Pode-se dizer que isso ultrapassa mesmo o permitido nas democracias mais liberais do mundo.
Mas, apesar dessas instituições tão sólidas a ponto de permitirem esses excessos, da economia estável e da estabilização econômica, que todos querem, alguns setores insistem em jogar amarelinha, um passo à frente e dois para trás.
Estranha-se muito, por exemplo, a postura de quem defende a abertura desregrada do mercado interno, num país em que chiclete -vejam bem, chiclete!- tem alíquota quase zero de importação, enquanto um carro produzido no Brasil paga 40% de impostos.
Até quando vamos ruminar chicletes dessa "abertura", importar US$ 33 milhões em bombons de chocolate e US$ 20 milhões em tônicos capilares (dados de 1996), enquanto se nega o crescimento de setores que podem se tornar mais dinâmicos e competitivos?
Isso posto e dito, é preciso lembrar que qualquer país, para ser realmente respeitado interna e externamente, depende da força de seu mercado. No caso do Brasil, as reformas para fortalecê-lo já demoraram demais.

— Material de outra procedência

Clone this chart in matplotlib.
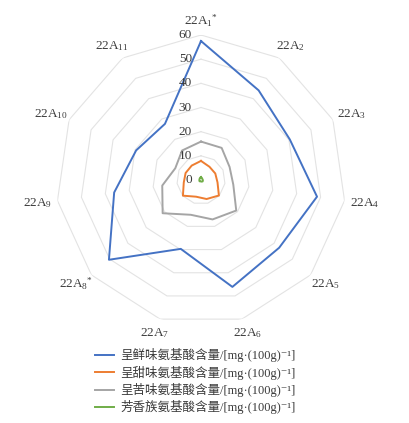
import numpy as np
import matplotlib
matplotlib.use('Agg')
from matplotlib import pyplot as plt
from matplotlib.transforms import offset_copy

plt.rcParams['font.family'] = ['Liberation Serif', 'Noto Sans CJK SC', 'DejaVu Serif']
plt.rcParams['mathtext.fontset'] = 'custom'
plt.rcParams['mathtext.rm'] = 'Liberation Serif'
plt.rcParams['mathtext.default'] = 'regular'

# podaci procitani sa slike
kategorije = [r'22A$_{1}{}^{*}$', r'22A$_{2}$', r'22A$_{3}$', r'22A$_{4}$', r'22A$_{5}$',
              r'22A$_{6}$', r'22A$_{7}$', r'22A$_{8}{}^{*}$', r'22A$_{9}$', r'22A$_{10}$',
              r'22A$_{11}$']
umami = [57.5, 44.1, 40.4, 48.5, 42.8, 46.1, 29.7, 50.4, 36.3, 29.5, 27.6]
slatko = [7.9, 6.5, 6.5, 6.9, 9.8, 8.2, 7.2, 9.9, 7.2, 7.0, 7.1]
gorko = [15.9, 15.8, 13.0, 13.5, 19.3, 17.0, 15.0, 21.0, 16.2, 11.7, 14.5]
aroma = [1.2, 0.8, 0.7, 0.8, 0.9, 0.7, 0.6, 0.8, 0.7, 0.7, 0.9]
razine = [0, 10, 20, 30, 40, 50, 60]

serije = [
    (umami, '#4472C4', '呈鲜味氨基酸含量/[mg·(100g)⁻¹]'),
    (slatko, '#ED7D31', '呈甜味氨基酸含量/[mg·(100g)⁻¹]'),
    (gorko, '#A5A5A5', '呈苦味氨基酸含量/[mg·(100g)⁻¹]'),
    (aroma, '#70AD47', '芳香族氨基酸含量/[mg·(100g)⁻¹]'),
]

n = len(kategorije)
kutovi = np.arange(n) * 2 * np.pi / n
kutovi_z = np.append(kutovi, kutovi[0])

fig = plt.figure(figsize=(4.1, 4.23), dpi=100)
ax = fig.add_axes([56 / 410, 98 / 423, 290 / 410, 290 / 423], projection='polar')
ax.set_theta_zero_location('N')
ax.set_theta_direction(-1)
ax.set_ylim(0, 60)
ax.grid(False)
ax.spines['polar'].set_visible(False)
ax.set_xticks([])
ax.set_yticks([])

# mreza u obliku poligona
for r in razine[1:]:
    ax.plot(kutovi_z, [r] * (n + 1), color='#e3e3e3', lw=0.8, zorder=1)

for vrijednosti, boja, naziv in serije:
    v = np.append(vrijednosti, vrijednosti[0])
    ax.plot(kutovi_z, v, color=boja, lw=1.4, label=naziv, zorder=3)

# oznake radijalne osi
pomak = offset_copy(ax.transData, fig=fig, x=-6.5, y=0, units='points')
for r in razine:
    ax.text(0, r, str(r), transform=pomak, ha='right', va='center',
            fontsize=9.5, color='#3a3a3a', zorder=5)

# nazivi kategorija (izvan vanjskog prstena)
for kut, naziv in zip(kutovi, kategorije):
    ax.annotate(naziv, xy=(kut, 60), xytext=(np.sin(kut) * 14.4, np.cos(kut) * 10.2),
                textcoords='offset points', ha='center', va='center',
                fontsize=9.5, color='#3a3a3a')

fig.legend(loc='upper left', bbox_to_anchor=(95 / 410, 1 - 348 / 423), frameon=False,
           fontsize=9, handlelength=1.5, handletextpad=0.5, labelspacing=0.28,
           borderpad=0, borderaxespad=0, labelcolor='#3a3a3a')

fig.savefig('out.png', dpi=100)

No período 1994/96, a produção nacional de bens de consumo duráveis aumentou mais de 40%, sobretudo em automóveis, eletroeletrônicos e alimentos. Destacam-se também as vendas de produtos de higiene e limpeza. Mas só em 1996 as importações de bens não-duráveis -incluído tudo quanto é tipo de bobagens, entre elas muitos e muitos milhões de dólares de chicletes- custaram ao país US$ 5,7 bilhões.
Nesse contexto de crescimento, e no meio de muita confusão, o Brasil tornou-se em 1996 o oitavo maior produtor mundial de veículos, passando a Inglaterra e a Itália.
Portanto, é preciso resposta à pergunta: é melhor para o país ter um mercado interno forte, com mais consumo, renda, emprego, riqueza etc, ou ter um mercado interno abastecido por concorrentes estrangeiros, a partir de fábricas em outros países?
Essa pergunta leva a um axioma que, certamente, esteve presente entre os representantes do governo brasileiro na reunião da Área de Livre Comércio das Américas, em Belo Horizonte: não há país livre sem desenvolvimento, desenvolvimento sem economia forte, economia forte sem mercado interno, mercado interno sem empregos.
Resumindo, para onde vamos e queremos ir? Segundo projeções do setor automobilístico, a produção nacional de carros deverá atingir praticamente 2 milhões de unidades neste ano e pode passar de 2,5 milhões até 2000, levando o país a superar Canadá, Espanha e França.
Pode não ser fácil para o Brasil ajustar-se à nova realidade mundial, na qual mudanças tecnológicas, fluxos demográficos, disputa por preços, globalização e multipolaridade causam profunda perplexidade. Menos fácil ainda será suportar as pressões que virão de todos os lados -agora, fica fácil entender por que os Estados Unidos pressionam o Brasil e o Mercosul, bloco que deve produzir quase 2,5 milhões de veículos ainda neste ano.
Recentemente, o economista Lester Thurow, do Massachusetts Institute of Technology, afirmou que mesmo os principais atores mundiais -EUA, Japão, União Européia- não conseguem agir de modo racional, embora saibam o que devem fazer.
Segundo Thurow, é preciso agir rápido para garantir o crescimento e, sobretudo, a distribuição de renda capaz de assegurar o fluxo de capitais e produtos, reduzindo os problemas intrínsecos do capitalismo, como as desigualdades sociais.
Para ele, que toma apenas os EUA como referência, o vulcão inflacionário dos anos 70 e 80 está totalmente extinto, mas isso não significa que demandas reprimidas não levem a terremotos, maremotos e novos vulcões -um excelente aviso, que deve servir para meditação de todos nós.